Americans have $1 trillion problem

While large numbers defy comprehension, Americans should try to wrap their minds around the huge sums of money owed on the fastest growing segment of the federal budget. The interest expense on the national debt will hit the $1 trillion mark in a decade then become a consistent $1 trillion outlay each year. While economists generally track spending, revenues, and deficits as a share of gross domestic output, there is something to be said about the sheer magnitude of an annual interest cost of $1 trillion, and the profound effect that a bill of that size would have on the budget.

Millions, billions, and trillions may be phonetically similar, but they have vastly different magnitudes. A million is certainly large, but a trillion is a million times a million. While a $5.7 billion disagreement on a wall may have shut down the government for more than a month, budget debates having a $1 trillion interest expense at their core, enough to fund a wall long enough to wrap around the world twice, will be substantially worse...
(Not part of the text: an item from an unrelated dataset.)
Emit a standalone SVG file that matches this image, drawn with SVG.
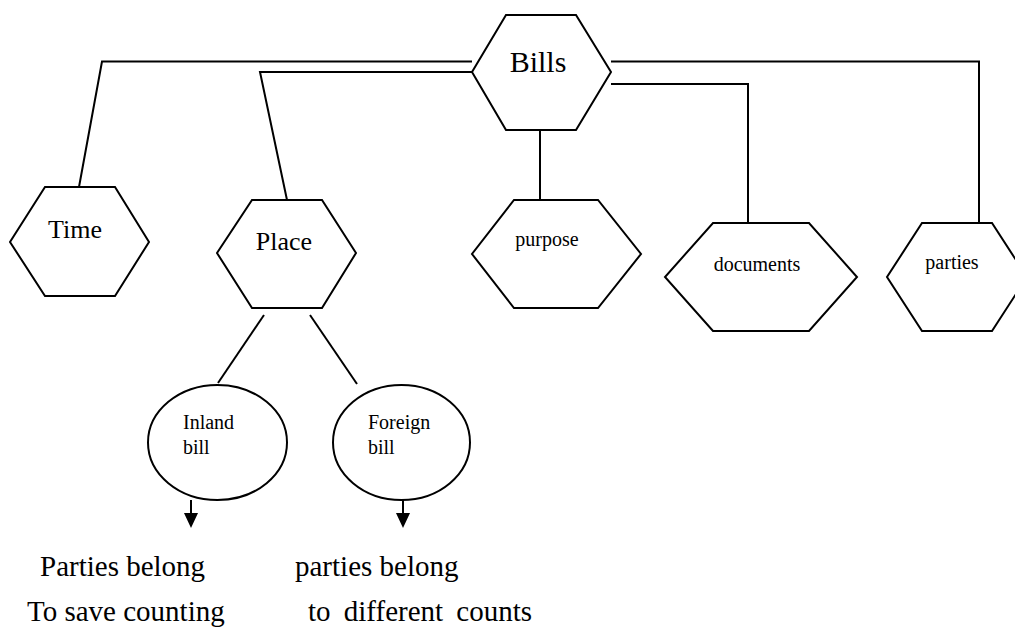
<svg xmlns="http://www.w3.org/2000/svg" width="1015" height="633" viewBox="0 0 1015 633">
<style>
.shape{fill:#fff;stroke:#000;stroke-width:2}
.conn{fill:none;stroke:#000;stroke-width:2}
text{font-family:"Liberation Serif","Times New Roman",serif;fill:#000}
.big{font-size:30px}
.mid{font-size:26px}
.sm{font-size:20px}
.note{font-size:29px}
</style>
<rect width="1015" height="633" fill="#fff"/>
<g id="connectors">
<polyline class="conn" points="472,61.5 102,61.5 79,187"/>
<polyline class="conn" points="472,72 260,72 287,200"/>
<line class="conn" x1="540" y1="130" x2="540" y2="202"/>
<polyline class="conn" points="611,84 748,84 748,223"/>
<polyline class="conn" points="611,61.5 979,61.5 979,223"/>
<line class="conn" x1="264" y1="315" x2="218" y2="383"/>
<line class="conn" x1="310" y1="315" x2="357" y2="384"/>
<line class="conn" x1="191" y1="500" x2="191" y2="514"/>
<path d="M184,513 L198,513 L191,528 Z" fill="#000"/>
<line class="conn" x1="403" y1="500" x2="403" y2="514"/>
<path d="M396,513 L410,513 L403,528 Z" fill="#000"/>
</g>
<g id="bills">
<polygon class="shape" points="506,15 576,15 611,72 576,130 506,130 472,72"/>
<text class="big" x="538" y="72" text-anchor="middle">Bills</text>
</g>
<g id="time">
<polygon class="shape" points="45,187 115,187 149,242 115,296 45,296 10,242"/>
<text class="mid" x="75" y="238" text-anchor="middle">Time</text>
</g>
<g id="place">
<polygon class="shape" points="252,200 322,200 356,253 322,308 252,308 217,253"/>
<text class="mid" x="284" y="250" text-anchor="middle">Place</text>
</g>
<g id="purpose">
<polygon class="shape" points="514,200 598,200 641,254 598,308 514,308 472,254"/>
<text class="sm" x="547" y="246" text-anchor="middle">purpose</text>
</g>
<g id="documents">
<polygon class="shape" points="713,223 809,223 857,277 809,331 713,331 665,277"/>
<text class="sm" x="757" y="271" text-anchor="middle">documents</text>
</g>
<g id="parties">
<polygon class="shape" points="922,223 992,223 1027,277 992,331 922,331 887,277"/>
<text class="sm" x="952" y="269" text-anchor="middle">parties</text>
</g>
<g id="inland">
<ellipse class="shape" cx="217.5" cy="442.5" rx="69.5" ry="57.5"/>
<text class="sm" x="183" y="429">Inland</text>
<text class="sm" x="183" y="454">bill</text>
</g>
<g id="foreign">
<ellipse class="shape" cx="401.5" cy="442.5" rx="68.5" ry="57.5"/>
<text class="sm" x="368" y="429">Foreign</text>
<text class="sm" x="368" y="454">bill</text>
</g>
<g id="notes">
<text class="note" x="40" y="576">Parties belong</text>
<text class="note" x="27" y="621">To save counting</text>
<text class="note" x="295" y="576">parties belong</text>
<text class="note" x="308" y="621" word-spacing="6">to different counts</text>
</g>
</svg>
Americans should not be surprised by the magnitude of this interest cost because the federal government has for many years followed a deliberate policy of spending more money than it collects, thereby requiring heavy borrowing in good times and bad. Even now with low unemployment and interest rates, high asset values, and an expanding economy, the United States finds itself in a $1 trillion budget deficit pattern with little political will to alter a design where spending growth steadily outpaces revenues.